Therese was AWFUL. Dull, plodding, and just poor filmmaking. Bella was better, but a little forced (the countdown to the car accident being the most egregious example--who counts hide and seek backwards??). So, I've been reluctant to see October Baby. Your review gives me hope.

SDG said...

I would walk a mile to see BELLA again before I would walk a block to see OCTOBER BABY again. Sorry. BELLA is easily the better film.

yankeegospelgirl said...

I for one thought _Bella_ was excellent. It had a lot of color, a lot of vibrancy, and the editing was CRISP. It struck me as the perfect example of a film that was well-made and redemptive without feeling forced. Understatement was one of its strengths. But that's just IMO.

I enjoy the Sherwood films too, although I concede they are not Great films. But they're good, and tell good stories. I actually would recommend _Courageous_. It's better than all of its predecessors.
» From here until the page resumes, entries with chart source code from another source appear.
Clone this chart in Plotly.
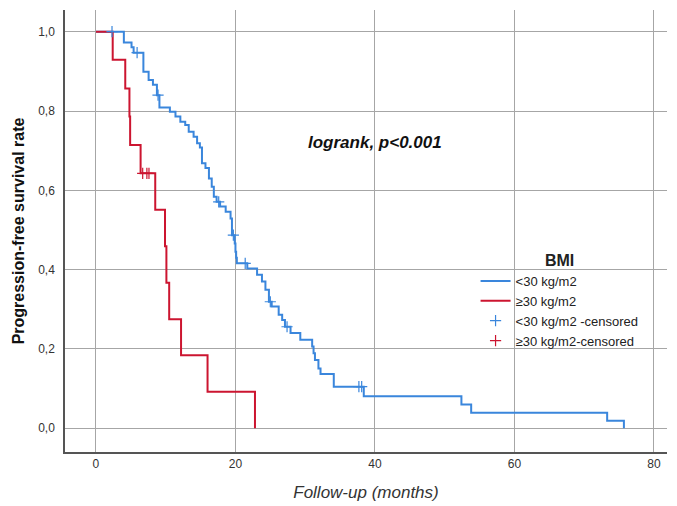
import numpy as np
import plotly.graph_objects as go

# Kaplan-Meier step data: event times (months) and survival after each event
low_bmi_t = [0, 4.0, 5.1, 5.4, 6.8, 7.55, 8.17, 8.74, 9.1, 10.6, 11.4, 12.1, 12.8,
             13.3, 14.0, 14.5, 14.9, 15.2, 15.7, 16.2, 16.6, 16.9, 17.3, 17.8, 18.6,
             19.3, 19.5, 19.9, 20.0, 20.1, 20.2, 21.7, 23.1, 23.8, 24.3, 24.8, 25.2,
             26.2, 26.7, 27.1, 27.9, 29.3, 31.0, 31.2, 31.4, 31.9, 32.2, 34.1, 38.4,
             52.4, 53.8, 73.3, 75.7]
low_bmi_s = [1.0, 0.973, 0.961, 0.947, 0.899, 0.878, 0.866, 0.840, 0.809, 0.798,
             0.786, 0.773, 0.765, 0.748, 0.735, 0.719, 0.708, 0.668, 0.656, 0.630,
             0.609, 0.584, 0.571, 0.559, 0.546, 0.529, 0.487, 0.466, 0.445, 0.430,
             0.416, 0.403, 0.387, 0.370, 0.349, 0.319, 0.307, 0.286, 0.273, 0.256,
             0.240, 0.223, 0.206, 0.189, 0.172, 0.151, 0.137, 0.105, 0.081, 0.060,
             0.039, 0.019, 0.0]
low_bmi_cens = [2.3, 5.9, 8.9, 17.6, 19.7, 21.4, 25.0, 27.4, 37.7, 38.1]

high_bmi_t = [0, 2.4, 4.2, 4.8, 4.9, 6.4, 8.5, 9.9, 10.1, 10.5, 12.2, 16.0, 22.8]
high_bmi_s = [1.0, 0.929, 0.857, 0.786, 0.714, 0.643, 0.551, 0.459, 0.367, 0.275,
              0.184, 0.092, 0.0]
high_bmi_cens = [6.7, 7.3, 7.6]

x_ticks = [0, 20, 40, 60, 80]
y_ticks = [0.0, 0.2, 0.4, 0.6, 0.8, 1.0]
y_tick_text = ["0,0", "0,2", "0,4", "0,6", "0,8", "1,0"]

BLUE = "#3a86dc"
RED = "#cc1530"
FONT = "Liberation Sans, Arial, sans-serif"


def surv_at(times, surv, t):
    """Survival value of a step curve at the given times."""
    idx = np.searchsorted(np.asarray(times), np.asarray(t), side="right") - 1
    return np.asarray(surv)[idx]


def cens_marker(color):
    return dict(symbol="cross-thin-open", size=8, color=color,
                line=dict(color=color, width=1.2))


fig = go.Figure()
fig.add_trace(go.Scatter(x=low_bmi_t, y=low_bmi_s, mode="lines", line_shape="hv",
                         line=dict(color=BLUE, width=2), name="<30 kg/m2"))
fig.add_trace(go.Scatter(x=high_bmi_t, y=high_bmi_s, mode="lines", line_shape="hv",
                         line=dict(color=RED, width=2), name="≥30 kg/m2"))
fig.add_trace(go.Scatter(x=low_bmi_cens, y=surv_at(low_bmi_t, low_bmi_s, low_bmi_cens),
                         mode="markers", name="<30 kg/m2 -censored",
                         marker=cens_marker(BLUE)))
fig.add_trace(go.Scatter(x=high_bmi_cens, y=surv_at(high_bmi_t, high_bmi_s, high_bmi_cens),
                         mode="markers", name="≥30 kg/m2-censored",
                         marker=cens_marker(RED)))

fig.add_annotation(x=40, y=0.72, xref="x", yref="y", text="<b><i>logrank, p<0.001</i></b>",
                   showarrow=False, font=dict(family=FONT, size=17, color="#111"))

grid = "#a6a6a6"
fig.update_layout(
    width=677, height=506,
    margin=dict(l=65, r=10, t=10, b=54),
    paper_bgcolor="white", plot_bgcolor="white",
    font=dict(family=FONT, color="#333"),
    showlegend=True,
    legend=dict(x=0.682, y=0.468, xanchor="left", yanchor="top",
                bgcolor="rgba(0,0,0,0)", font=dict(size=13, color="#222"),
                title=dict(text="<b>BMI</b>", side="top center",
                           font=dict(size=16, color="#222")),
                tracegroupgap=0, itemwidth=30),
    xaxis=dict(range=[-4.44, 81.88], tickvals=x_ticks, showgrid=True,
               gridcolor=grid, gridwidth=1, zeroline=False, automargin=False,
               showline=True, linecolor="#555", linewidth=1.5, ticks="",
               tickfont=dict(size=12, color="#333"),
               title=dict(text="<i>Follow-up (months)</i>",
                          font=dict(size=17, color="#333"), standoff=16)),
    yaxis=dict(range=[-0.0598, 1.0547], tickvals=y_ticks, ticktext=y_tick_text,
               showgrid=True, gridcolor=grid, gridwidth=1, zeroline=False,
               automargin=False,
               showline=True, linecolor="#555", linewidth=1.5, ticks="",
               ticklabelstandoff=6,
               tickfont=dict(size=12, color="#333"),
               title=dict(text="<b>Progression-free survival rate</b>",
                          font=dict(size=16, color="#111"), standoff=10)),
)

fig.write_html("out.html")
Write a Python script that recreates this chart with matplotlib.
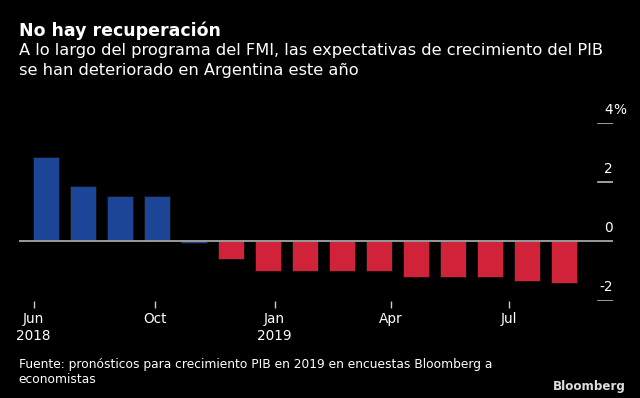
import matplotlib
matplotlib.use("Agg")
import matplotlib.pyplot as plt

# 2019 GDP growth forecasts, Bloomberg survey (%)
forecasts = [2.85, 1.87, 1.53, 1.53, -0.05, -0.60, -0.99, -0.99,
             -0.99, -0.99, -1.19, -1.19, -1.19, -1.33, -1.40]
tick_pos = [-0.33, 2.95, 6.18, 9.32, 12.51]
tick_labels = ["Jun\n2018", "Oct", "Jan\n2019", "Apr", "Jul"]
y_ticks = [4, 2, 0, -2]

blue = "#1c4597"
red = "#d0233a"
grey = "#9a9a9a"

fig = plt.figure(figsize=(6.4, 3.98), dpi=100, facecolor="black")
ax = fig.add_axes([0.029, 0.2445, 0.929, 0.4465], facecolor="black")

x = list(range(len(forecasts)))
colors = [blue if v > -0.1 else red for v in forecasts]
ax.bar(x, forecasts, width=0.695, color=colors, edgecolor="#111111",
       linewidth=0.6, zorder=2)

ax.set_xlim(-0.738, 15.32)
ax.set_ylim(-2, 4)
ax.axhline(0, color=grey, lw=1.4, zorder=3)
for yt in y_ticks:
    if yt != 0:
        ax.axhline(yt, xmin=0.975, xmax=1.0, color="#bbbbbb", lw=1.2)
    ax.text(1.0, yt + 0.45, "%d" % yt, transform=ax.get_yaxis_transform(),
            ha="right", va="center", color="white", fontsize=9.8)
ax.text(1.0, 4.45, "%", transform=ax.get_yaxis_transform(),
        ha="left", va="center", color="white", fontsize=9.8)

for s in ax.spines.values():
    s.set_visible(False)
ax.set_yticks([])
ax.set_xticks(tick_pos)
ax.set_xticklabels(tick_labels, color="white", fontsize=9.8,
                   linespacing=1.25)
ax.tick_params(axis="x", colors="#cccccc", length=5, width=1, pad=3,
               labelcolor="white")

fig.text(0.029, 0.923, "No hay recuperación", color="white",
         fontsize=12.5, fontweight="bold", va="center")
fig.text(0.029, 0.892, "A lo largo del programa del FMI, las expectativas de crecimiento del PIB\nse han deteriorado en Argentina este año",
         color="white", fontsize=11.7, va="top", linespacing=1.45)
fig.text(0.029, 0.066, "Fuente: pronósticos para crecimiento PIB en 2019 en encuestas Bloomberg a\neconomistas",
         color="white", fontsize=8.8, va="center", linespacing=1.2)
fig.text(0.978, 0.03, "Bloomberg", color="#dddddd", fontsize=8.6,
         fontweight="bold", ha="right", va="center")

fig.savefig("out.png", dpi=100, facecolor="black")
The Kendrick brothers have a long way to go yet, but I feel they are steadily improving.

Have you seen the French movie _Of Gods and Men_? That film blew me away.

Anyway, I should check this one out, maybe on DVD. The trailer looked so-so to me, but it could be good. I honestly feel like _Bella_ already set a high bar here.

Oh, have you heard about the kerfuffle over Steve Taylor's _Blue Like Jazz_? Apparently Provident films is working hard to sever all connections to it, and Taylor is whining about how the Christian film industry is out to get him. No wonder---his film looks like a total piece of garbage. Are you planning to see it just so you can say you did? I'm certainly not.

Tom Leith said...

Stanford's first guest should be Frank -- Frank never shares, he only FARTs. It isn't clear how Stanford's producers let him slip on through -- maybe Frank has some strong views on sharing. What he does is listen politely and probe a bit, but at the end, well, he kinda clears the room with his frank assessment. Frank's something like Belloc: he gets down to the nub of it and you always know what he thinks.

In fact, his performance on Sharing with Stanford caught the attention of producers at KGGN (Katholic Ghetto Global Network) and they decided to work up a format just for Frank. His first guest will be Kirkwood Derby and the discussion will be "What Religion Matters?"

What do you think about the local Script Mechanics readings for improving writing?